Orestes Pat Hastings, a CSU assistant professor of sociology, says his team's research demonstrates that as income inequality grows, richer parents feel compelled to spend more money on lessons, high-quality child care and education for their children to make sure they can get ahead – or at least avoid falling behind.
"It becomes like an arms race where middle- and upper-class families are trying to give their children every advantage they can, while the poor lack the resources to compete," Hastings says. "And the inequality among parents is transferred to children, creating a wider gap for the next generation."
On the bright side, the study showed that rising income inequality was not significantly affecting the amount of time parents at various income levels spend with their kids.
The study, "Income Inequality and Class Divides in Parental Investments," was published May 21 in the American Sociological Review, the peer-reviewed flagship journal of the American Sociological Association.
Hastings and his co-authors reached their conclusions by analyzing more than three decades of data from the Consumer Expenditure Survey and the American Heritage Time Use Survey, and linking that to measures of state-level income inequality based on federal tax returns.
The researchers did not find that income inequality was increasing class gaps in the amount of time parents spend with their children, but they did find that upper-class parents in states where income inequality grew the most spent more on their children than parents in states where income inequality increased less. For example, in the states with the highest levels of income inequality, families in the top 10 percent spent over three times more than those in the bottom 75 percent. That's not because lower-income families spend less, but because the rich spend much more.
The researchers measured financial investments in the areas of child care, lessons and education. Those included things like books and after-school sports or music activities, but not clothes or furniture, for instance.
Decreased upward mobility
Hastings says the widening financial gap in parental investments is a concern for the continuing viability of the American Dream. The study's results suggest that it's becoming increasingly difficult for children from low-income families to experience upward economic mobility.
When the researchers explored why rising income inequality was driving higher-income parents to spend increasing amounts on their children, they concluded that about half of the increase was due to rising incomes – the rich just having more to spend – but that wasn't the whole story.
"Affluent parents might see rising income inequality as really making a winner-take-all economy and feel a strong push to give their kids every advantage they can," said lead author Daniel Schneider of the Department of Sociology at the University of California-Berkeley.

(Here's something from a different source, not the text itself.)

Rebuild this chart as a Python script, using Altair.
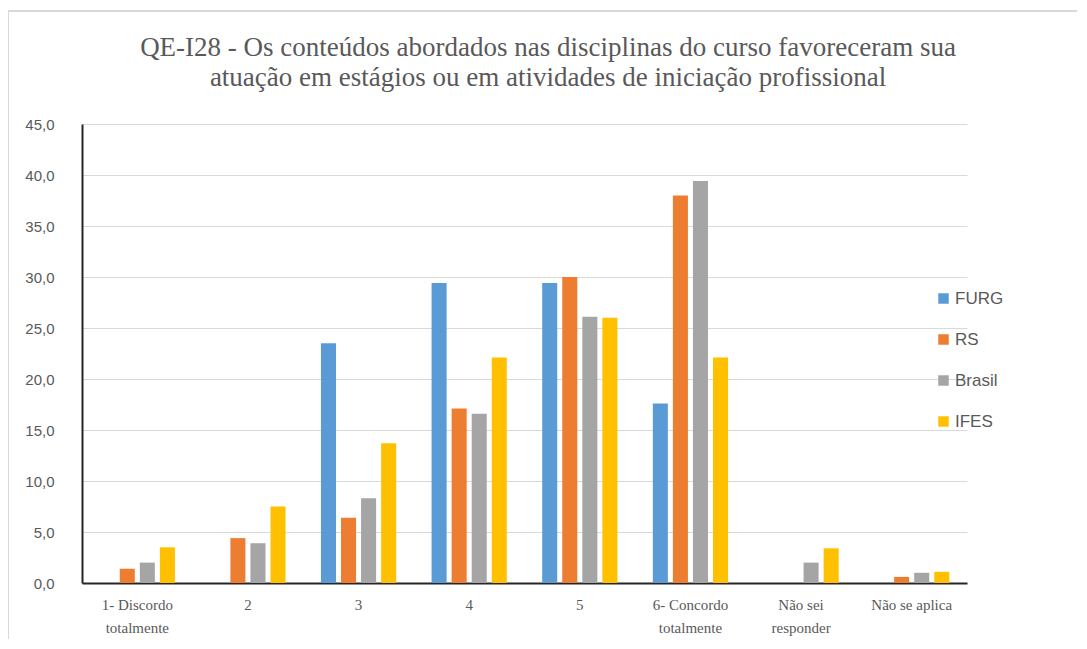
import altair as alt
import pandas as pd

categories = ["1- Discordo\ntotalmente", "2", "3", "4", "5", "6- Concordo\ntotalmente",
              "Não sei\nresponder", "Não se aplica"]
series = ["FURG", "RS", "Brasil", "IFES"]
furg = [0.0, 0.0, 23.5, 29.4, 29.4, 17.6, 0.0, 0.0]
rs = [1.4, 4.4, 6.4, 17.1, 30.0, 38.0, 0.0, 0.6]
brasil = [2.0, 3.9, 8.3, 16.6, 26.1, 39.4, 2.0, 1.0]
ifes = [3.5, 7.5, 13.7, 22.1, 26.0, 22.1, 3.4, 1.1]
colors = ["#5B9BD5", "#ED7D31", "#A5A5A5", "#FFC000"]
title_lines = ["QE-I28 - Os conteúdos abordados nas disciplinas do curso favoreceram sua",
               "atuação em estágios ou em atividades de iniciação profissional"]

rows = []
for name, vals in zip(series, [furg, rs, brasil, ifes]):
    for c, v in zip(categories, vals):
        rows.append({"cat": c, "serie": name, "valor": v})
df = pd.DataFrame(rows)

W, H = 885, 459

bars = alt.Chart(df).mark_bar().encode(
    x=alt.X("cat:N", sort=categories,
            scale=alt.Scale(paddingInner=0.32, paddingOuter=0.16),
            axis=alt.Axis(title=None, labelAngle=0, ticks=False, domain=True,
                          domainColor="#262626", domainWidth=2,
                          labelFont="Liberation Serif", labelFontSize=15,
                          labelColor="#595959", labelPadding=14, labelLineHeight=23,
                          labelExpr="split(datum.label, '\\n')")),
    xOffset=alt.XOffset("serie:N", sort=series, scale=alt.Scale(paddingInner=0.25)),
    y=alt.Y("valor:Q", scale=alt.Scale(domain=[0, 45], nice=False),
            axis=alt.Axis(title=None, values=[0, 5, 10, 15, 20, 25, 30, 35, 40, 45],
                          ticks=False, domain=True, domainColor="#262626", domainWidth=2,
                          gridColor="#d9d9d9", gridWidth=1,
                          labelFont="Liberation Sans", labelFontSize=15,
                          labelColor="#595959", labelPadding=28,
                          labelExpr="replace(format(datum.value, '.1f'), '.', ',')")),
    color=alt.Color("serie:N", sort=series,
                    scale=alt.Scale(domain=series, range=colors),
                    legend=alt.Legend(title=None, orient="none", legendX=853, legendY=166,
                                      symbolType="square", symbolSize=110,
                                      symbolStrokeWidth=0,
                                      labelFont="Liberation Sans", labelFontSize=17,
                                      labelColor="#595959", rowPadding=23,
                                      labelOffset=3)),
)

frame = pd.DataFrame({"k": [0]})
top_border = alt.Chart(frame).mark_rule(color="#d9d9d9", strokeWidth=2, clip=False).encode(
    x=alt.value(-74), x2=alt.value(1000), y=alt.value(-113))
left_border = alt.Chart(frame).mark_rule(color="#d9d9d9", strokeWidth=2, clip=False).encode(
    x=alt.value(-74), y=alt.value(-113), y2=alt.value(H + 70))
title = alt.Chart(frame).mark_text(
    font="Liberation Serif", fontSize=27, color="#595959", align="center",
    baseline="alphabetic", lineHeight=30, clip=False
).encode(x=alt.value(466), y=alt.value(-68), text=alt.value(title_lines))

chart = alt.layer(top_border, left_border, title, bars).properties(
    width=W, height=H,
    autosize=alt.AutoSizeParams(type="none"),
    padding={"left": 74, "top": 116, "right": 110, "bottom": 56},
).configure_view(stroke=None).configure_axis(grid=True).configure_axisX(grid=False)

chart.save("out.html", embed_options={"renderer": "svg", "actions": False})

The researchers used regression models that controlled for various other factors that might have affected their findings, including parents' age, race, education level and number of hours at work each week.
More programs for children
"It's nothing new to know that richer parents spend more on their children, but now we can see these gaps are widening, and have some idea as to why," Hastings said of the study' results. "This has potential to undermine the aspirations and economic opportunities for increasing proportions of younger generations. If we're concerned about this, we may want to see more programs and public resources that benefit children, especially those from low-income families."
Hastings, who joined CSU last year, started work on the project while a graduate student at UC-Berkeley. He pursued his Ph.D. in sociology after earning undergraduate degrees in physics and math.
For his next project, Hastings has received a $50,000 grant from the Peter G. Peterson Foundation to research how family structure – a single-parent, two-parent or multi-generational household – is linked to these financial investments in children.